Bauer secretly passed his Eichmann file onto the Israeli secret service, the Mossad. He could tell virtually no one because experience had proven that any leak would allow Eichmann to escape. Bauer’s work had been frequently thwarted by other civil servants sharing information and warning Nazi suspects in advance of their possible arrest. In this instance, Bauer played a key role behind-the-scenes in Eichmann’s apprehension by the Israelis.

In 1963-1964, in Frankfurt, Bauer pursued his most audacious mass trial, prosecuting war crimes committed at Auschwitz. Bauer sought to reveal the historical truth of that concentration camp. He recruited the Institute for Contemporary History in Munich to prepare expert reports on Nazi persecution. He selected defendants who represented a cross section of the whole camp that would expose the system as a whole. In his biography, titled Fritz Bauer, Ronen Steinke wrote:

“Bauer and his team of prosecutors wanted to highlight the division of labor that had enabled the Nazi killing machine to run so smoothly, a division of labor that historians would later identify as the key structural feature of the Holocaust…The savage efficiency with which the mass killings were performed depended on highly specialized tasks being distributed through the Nazi workforce in a factory-like manner.”
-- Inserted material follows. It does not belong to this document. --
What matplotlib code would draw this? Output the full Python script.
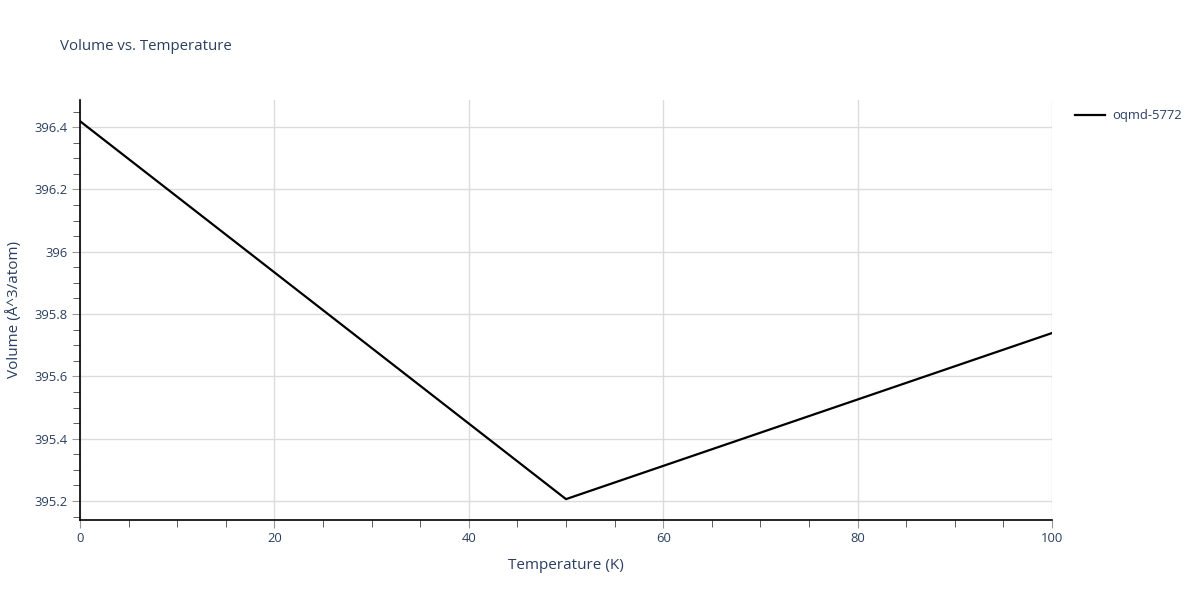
import numpy as np
import matplotlib
matplotlib.use('Agg')
from matplotlib import pyplot as plt
from matplotlib.ticker import MultipleLocator, FuncFormatter
from matplotlib.lines import Line2D

temperature = [0, 50, 100]
volume = [396.419, 395.206, 395.739]
series_name = 'oqmd-5772'

txt = '#2a3f5f'
plt.rcParams['font.family'] = ['Open Sans', 'DejaVu Sans']

fig = plt.figure(figsize=(12, 6), dpi=100)
ax = fig.add_axes([80/1200, 80/600, 972/1200, 420/600])

ax.plot(temperature, volume, color='black', lw=1.6)

ax.set_xlim(0, 100)
ax.set_ylim(395.139, 396.487)

ax.xaxis.set_major_locator(MultipleLocator(20))
ax.xaxis.set_minor_locator(MultipleLocator(5))
ax.yaxis.set_major_locator(MultipleLocator(0.2))
ax.yaxis.set_minor_locator(MultipleLocator(0.05))
ax.yaxis.set_major_formatter(FuncFormatter(lambda v, p: f'{round(v, 3):g}'))

ax.grid(True, which='major', color='#dcdcdc', lw=1)
ax.set_axisbelow(True)
for s in ['top', 'right']:
    ax.spines[s].set_visible(False)
for s in ['left', 'bottom']:
    ax.spines[s].set_color('black')
    ax.spines[s].set_linewidth(1.2)

ax.tick_params(which='major', length=6, color='#999999', labelsize=9.4, labelcolor=txt, pad=3)
ax.tick_params(which='minor', length=5, color='#444444')

ax.set_xlabel('Temperature (K)', fontsize=11, color=txt, labelpad=9)
ax.set_ylabel('Volume (Å^3/atom)', fontsize=11, color=txt, labelpad=9)

fig.text(60/1200, 1 - 46/600, 'Volume vs. Temperature', fontsize=10.8, color=txt, va='center')

handle = Line2D([0], [0], color='black', lw=1.6)
leg = fig.legend([handle], [series_name], loc='upper left', bbox_to_anchor=(1070/1200, 1 - 104/600),
                 frameon=False, fontsize=9.4, handlelength=2.3, handletextpad=0.5, borderaxespad=0)
for t in leg.get_texts():
    t.set_color(txt)

fig.savefig('out.png', dpi=100)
The Auschwitz trial did not result in long sentences for the defendants. The judges assigned responsibility for the crimes of the Holocaust only to the men who gave the orders like Hitler, Heydrich and Himmler.

In 1968, Bauer died. His personal bravery paved the way for greater change that came over ten years after he was gone as Germany did ultimately reckon more with the legacy of the Holocaust. One of Bauer’s own prosecutors described him as “ a powder keg”.
During his life he faced constant death threats and late night phone callers screaming things like “Die, you Jewish pig!”.

Whether democracy and the rule of law will survive in America may depend on whether there are jurists and prosecutors with the courage of a Fritz Bauer.